La terza scena che lo street artist ricorda nel suo murale cambia invece del tutto registro approdando al romanticismo de Il postino, datato 1994. Fu l’ultimo lavoro del poliedrico Troisi, che morì subito dopo le ultime riprese – per questo è considerato il suo film-testamento nonché un indiscusso capolavoro. Tratto dal romanzo Il postino di Neruda dello scrittore cileno Antonio Skàrmeta, racconta di Mario, anima semplice che ha il volto di Troisi, il quale consegna la posta al poeta Pablo Neruda (Philippe Noiret), che è in asilo politico in un isola del Sud Italia dove Mario è nato e vive. I due, nonostante la distanza culturale ed intellettuale, scoprono di possedere la medesima sensibilità poetica e diventano amici. Mario si innamora della stupenda Beatrice (interpretata da Maria Grazia Cucinotta) ma fatica a comunicarle ciò che prova; Neruda viene in suo aiuto, e grazie alle sue poesie Mario riesce a conquistarla. Agoch ci trasporta nelle malinconiche e sognanti atmosfere della pellicola, permettendoci di ammirare il bacio tra Mario e Beatrice, quello che suggella la loro passione.

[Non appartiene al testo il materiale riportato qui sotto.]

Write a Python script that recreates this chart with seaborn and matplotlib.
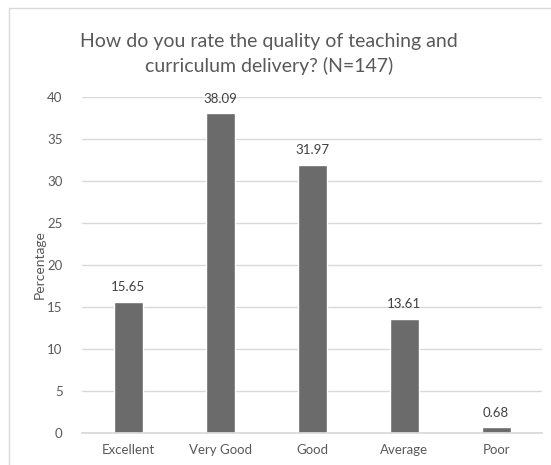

Il murale di Jorit Agoch è un’esplosione di vitalità, simbolo di quella “tribù umana” che egli ha scelto di narrare attraverso le sue opere. Non celebra solamente Massimo Troisi, un artista a tutto tondo del quale sentiamo e sentiremo sempre la mancanza: quest’opera esalta anche i lati migliori dell’essere umano. La divertente ed intelligente comicità capace di rischiarare le tenebre, la risata liberatoria capace di ricordarci che siamo qui anche – e soprattutto – per essere felici divertendoci. Ma anche la passione amorosa, un delicato afflato poetico che esplode con violenza quando lega due esseri umani l’uno all’altro. Massimo Troisi ci ha regalato un fondamentale manuale di sopravvivenza fatto di sketch, battute e sentimenti, indispensabile per districarci in questo assurdo mondo. Jorit Agoch ci ricorda tutto questo nel suo lavoro caratterizzato da un estremo realismo: gli indimenticabili personaggi interpretati da Troisi, Arena, Benigni e Cucinotta, sembrano uscire dal muro, mescolandosi alla nostra vita quotidiana e raccontandoci l’umanità, la vita e le emozioni, che prendono forma sui loro volti.